***** Source excerpt *****

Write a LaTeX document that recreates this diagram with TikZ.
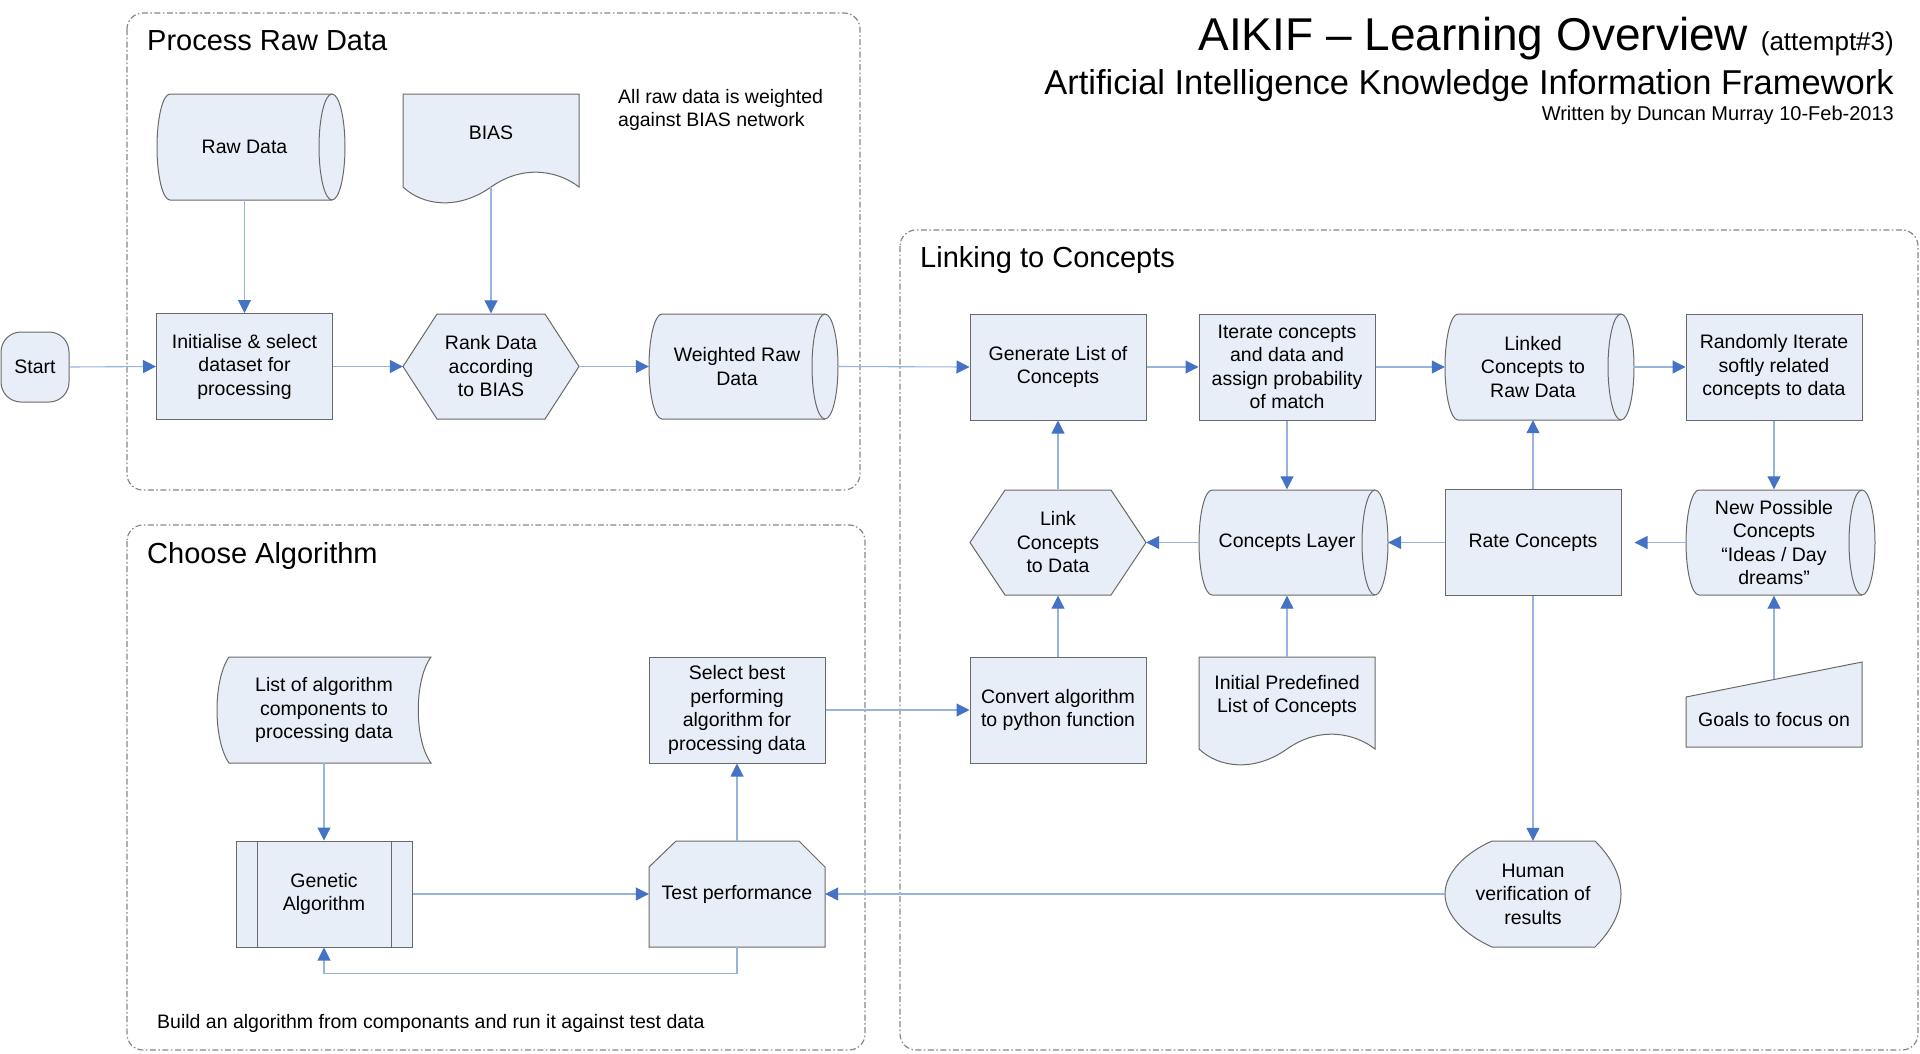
\documentclass[tikz,border=0pt]{standalone}
\usepackage{fontspec}
\setmainfont{Liberation Sans}
\usetikzlibrary{arrows.meta}
\definecolor{boxfill}{RGB}{232,238,247}
\definecolor{boxline}{RGB}{105,105,105}
\definecolor{connc}{RGB}{150,180,222}
\definecolor{arrowc}{RGB}{68,114,196}
\definecolor{framec}{RGB}{135,135,135}

\newcommand\cylshape[4]{% left extremity, top, right ellipse centre, bottom
  \pgfmathsetlengthmacro\cylry{((#4)-(#2))/2}%
  \path[shp] (#1+13,#2) -- (#3,#2) arc[start angle=90,end angle=-90,x radius=13pt,y radius=\cylry]
     -- (#1+13,#4) arc[start angle=270,end angle=90,x radius=13pt,y radius=\cylry] -- cycle;
  \draw[shapeline] (#3,#2) arc[start angle=90,end angle=270,x radius=13pt,y radius=\cylry];
}
\newcommand\docshape[4]{% left, top, right, wave base
  \path[shp] (#1,#2) -- (#3,#2) -- (#3,#4)
     .. controls (#3-19,#4-15) and (#3-54,#4-24) .. ({(#1+#3)/2},#4)
     .. controls ({(#1+#3)/2-34},#4+24) and (#1+19,#4+18) .. (#1,#4) -- cycle;
}
\newcommand\hexshape[5]{% left, top, right, bottom, inset
  \path[shp] (#1,{(#2+#4)/2}) -- (#1+#5,#2) -- (#3-#5,#2) -- (#3,{(#2+#4)/2})
     -- (#3-#5,#4) -- (#1+#5,#4) -- cycle;
}

\begin{document}
\begin{tikzpicture}[x=1pt,y=-1pt,
  shp/.style={fill=boxfill,draw=boxline,line width=1pt},
  shapeline/.style={draw=boxline,line width=1pt},
  lbl/.style={font=\fontsize{19.5pt}{23.5pt}\selectfont,align=center,inner sep=0pt},
  txt/.style={lbl,minimum width=176pt,minimum height=106pt},
  rbox/.style={shp,txt},
  conn/.style={draw=connc,line width=1.1pt,-{Triangle[length=13pt,width=13pt,color=arrowc]}},
  frm/.style={draw=framec,line width=1.2pt,dash pattern=on 6pt off 2.5pt on 1.5pt off 2.5pt,rounded corners=16pt},
  ttl/.style={font=\fontsize{29pt}{34pt}\selectfont,inner sep=0pt,anchor=base west},
]
\useasboundingbox (0,0) rectangle (1920,1053);

% ---------- frames ----------
\draw[frm] (127,13) rectangle (860,490);
\draw[frm] (127,525) rectangle (865,1050);
\draw[frm] (900,230) rectangle (1918,1050);

\node[ttl] (t1) at (147,50) {Process Raw Data};
\node[ttl] (t2) at (147,563) {Choose Algorithm};
\node[ttl] (t3) at (920,267) {Linking to Concepts};

% ---------- heading ----------
\node[anchor=base east,inner sep=0pt,font=\fontsize{46pt}{50pt}\selectfont] (head1) at (1894,50)
  {AIKIF – Learning Overview {\fontsize{26pt}{30pt}\selectfont(attempt\#3)}};
\node[anchor=base east,inner sep=0pt,font=\fontsize{34.5pt}{38pt}\selectfont] (head2) at (1894,94)
  {Artificial Intelligence Knowledge Information Framework};
\node[anchor=base east,inner sep=0pt,font=\fontsize{20pt}{24pt}\selectfont] (head3) at (1894,120)
  {Written by Duncan Murray 10-Feb-2013};

% ---------- notes ----------
\node[lbl,align=left,anchor=north west] (note1) at (618,89)
  {All raw data is weighted\\against BIAS network};
\node[lbl,anchor=base west] (note2) at (157,1028)
  {Build an algorithm from componants and run it against test data};

% ---------- Process Raw Data ----------
\node[shp,lbl,minimum width=68pt,minimum height=70pt,rounded corners=20pt] (start) at (35,367) {Start};
\cylshape{157}{94}{332}{200}
\node[txt] (rawdata) at (244.5,147) {Raw Data};
\docshape{403}{94}{579}{187}
\node[lbl,minimum width=176pt,minimum height=108pt] (bias) at (491,133) {BIAS};
\node[rbox] (init) at (244.5,366.5) {Initialise \& select\\dataset for\\processing};
\hexshape{403}{314}{579}{419}{34}
\node[txt] (rank) at (491,366.5) {Rank Data\\according\\to BIAS};
\cylshape{649}{314}{825}{419}
\node[txt] (weighted) at (737,366.5) {Weighted Raw\\Data};

% ---------- Linking to Concepts ----------
\node[rbox] (generate) at (1058,367) {Generate List of\\Concepts};
\node[rbox] (iterate) at (1287,367) {Iterate concepts\\and data and\\assign probability\\of match};
\cylshape{1445}{314}{1621}{420}
\node[txt] (linked) at (1533,367) {Linked\\Concepts to\\Raw Data};
\node[rbox] (randomly) at (1774,367) {Randomly Iterate\\softly related\\concepts to data};

\hexshape{970}{490}{1146}{595}{35}
\node[txt] (link) at (1058,542.5) {Link\\Concepts\\to Data};
\cylshape{1199}{490}{1375}{595}
\node[txt] (layer) at (1287,542.5) {Concepts Layer};
\node[rbox] (rate) at (1533,542.5) {Rate Concepts};
\cylshape{1686}{490}{1862}{595}
\node[txt] (newc) at (1774,542.5) {New Possible\\Concepts\\“Ideas / Day\\dreams”};

\node[rbox] (convert) at (1058,710) {Convert algorithm\\to python function};
\docshape{1199}{657}{1375}{749}
\node[lbl,minimum width=176pt,minimum height=78pt] (initial) at (1287,696) {Initial Predefined\\List of Concepts};
\path[shp] (1686,697) -- (1862,662) -- (1862,747) -- (1686,747) -- cycle;
\node[lbl,minimum width=176pt,minimum height=81pt] (goals) at (1774,720) {Goals to focus on};

\path[shp] (1492,841) -- (1595,841) .. controls (1612,858) and (1621,876) .. (1621,894)
   .. controls (1621,912) and (1612,930) .. (1595,947) -- (1492,947)
   .. controls (1465,935) and (1445,915) .. (1445,894)
   .. controls (1445,873) and (1465,853) .. (1492,841) -- cycle;
\node[txt] (human) at (1533,894) {Human\\verification of\\results};

% ---------- Choose Algorithm ----------
\path[shp] (229,657) -- (431,657) .. controls (414,680) and (414,740) .. (431,763)
   -- (229,763) .. controls (213,740) and (213,680) .. (229,657) -- cycle;
\node[txt] (list) at (324,710) {List of algorithm\\components to\\processing data};
\node[rbox] (genetic) at (324,894) {Genetic\\Algorithm};
\draw[shapeline] (257,841) -- (257,947) (391,841) -- (391,947);
\node[rbox] (select) at (737,710) {Select best\\performing\\algorithm for\\processing data};
\path[shp] (649,947) -- (649,867) -- (676,841) -- (799,841) -- (825,867) -- (825,947) -- cycle;
\node[txt] (test) at (737,894) {Test performance};

% ---------- connectors ----------
\draw[conn] (start.east) -- (init.west);
\draw[conn] (rawdata.south) -- (init.north);
\draw[conn] (bias.south) -- (rank.north);
\draw[conn] (init.east) -- (rank.west);
\draw[conn] (rank.east) -- (weighted.west);
\draw[conn] ([xshift=13pt]weighted.east) -- (generate.west);
\draw[conn] (generate.east) -- (iterate.west);
\draw[conn] (iterate.east) -- (linked.west);
\draw[conn] ([xshift=13pt]linked.east) -- (randomly.west);
\draw[conn] (randomly.south) -- (newc.north);
\draw[conn] (newc.west) -- ([xshift=13pt]rate.east);
\draw[conn] (rate.west) -- ([xshift=13pt]layer.east);
\draw[conn] (layer.west) -- (link.east);
\draw[conn] (link.north) -- (generate.south);
\draw[conn] (iterate.south) -- (layer.north);
\draw[conn] (rate.north) -- (linked.south);
\draw[conn] (convert.north) -- (link.south);
\draw[conn] (initial.north) -- (layer.south);
\draw[conn] (goals.north) -- (newc.south);
\draw[conn] (rate.south) -- (human.north);
\draw[conn] (human.west) -- (test.east);
\draw[conn] (list.south) -- (genetic.north);
\draw[conn] (genetic.east) -- (test.west);
\draw[conn] (test.north) -- (select.south);
\draw[conn] (test.south) -- ++(0,26) -| (genetic.south);
\draw[conn] (select.east) -- (convert.west);
\end{tikzpicture}
\end{document}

*****

Leave out the pictures. Transcribe only the lines above, from the first through the one that contains "(0,0) rectangle (1920,1053);".

Write a LaTeX document that recreates this diagram with TikZ.
\documentclass[tikz,border=0pt]{standalone}
\usepackage{fontspec}
\setmainfont{Liberation Sans}
\usetikzlibrary{arrows.meta}
\definecolor{boxfill}{RGB}{232,238,247}
\definecolor{boxline}{RGB}{105,105,105}
\definecolor{connc}{RGB}{150,180,222}
\definecolor{arrowc}{RGB}{68,114,196}
\definecolor{framec}{RGB}{135,135,135}

\newcommand\cylshape[4]{% left extremity, top, right ellipse centre, bottom
  \pgfmathsetlengthmacro\cylry{((#4)-(#2))/2}%
  \path[shp] (#1+13,#2) -- (#3,#2) arc[start angle=90,end angle=-90,x radius=13pt,y radius=\cylry]
     -- (#1+13,#4) arc[start angle=270,end angle=90,x radius=13pt,y radius=\cylry] -- cycle;
  \draw[shapeline] (#3,#2) arc[start angle=90,end angle=270,x radius=13pt,y radius=\cylry];
}
\newcommand\docshape[4]{% left, top, right, wave base
  \path[shp] (#1,#2) -- (#3,#2) -- (#3,#4)
     .. controls (#3-19,#4-15) and (#3-54,#4-24) .. ({(#1+#3)/2},#4)
     .. controls ({(#1+#3)/2-34},#4+24) and (#1+19,#4+18) .. (#1,#4) -- cycle;
}
\newcommand\hexshape[5]{% left, top, right, bottom, inset
  \path[shp] (#1,{(#2+#4)/2}) -- (#1+#5,#2) -- (#3-#5,#2) -- (#3,{(#2+#4)/2})
     -- (#3-#5,#4) -- (#1+#5,#4) -- cycle;
}

\begin{document}
\begin{tikzpicture}[x=1pt,y=-1pt,
  shp/.style={fill=boxfill,draw=boxline,line width=1pt},
  shapeline/.style={draw=boxline,line width=1pt},
  lbl/.style={font=\fontsize{19.5pt}{23.5pt}\selectfont,align=center,inner sep=0pt},
  txt/.style={lbl,minimum width=176pt,minimum height=106pt},
  rbox/.style={shp,txt},
  conn/.style={draw=connc,line width=1.1pt,-{Triangle[length=13pt,width=13pt,color=arrowc]}},
  frm/.style={draw=framec,line width=1.2pt,dash pattern=on 6pt off 2.5pt on 1.5pt off 2.5pt,rounded corners=16pt},
  ttl/.style={font=\fontsize{29pt}{34pt}\selectfont,inner sep=0pt,anchor=base west},
]
\useasboundingbox (0,0) rectangle (1920,1053);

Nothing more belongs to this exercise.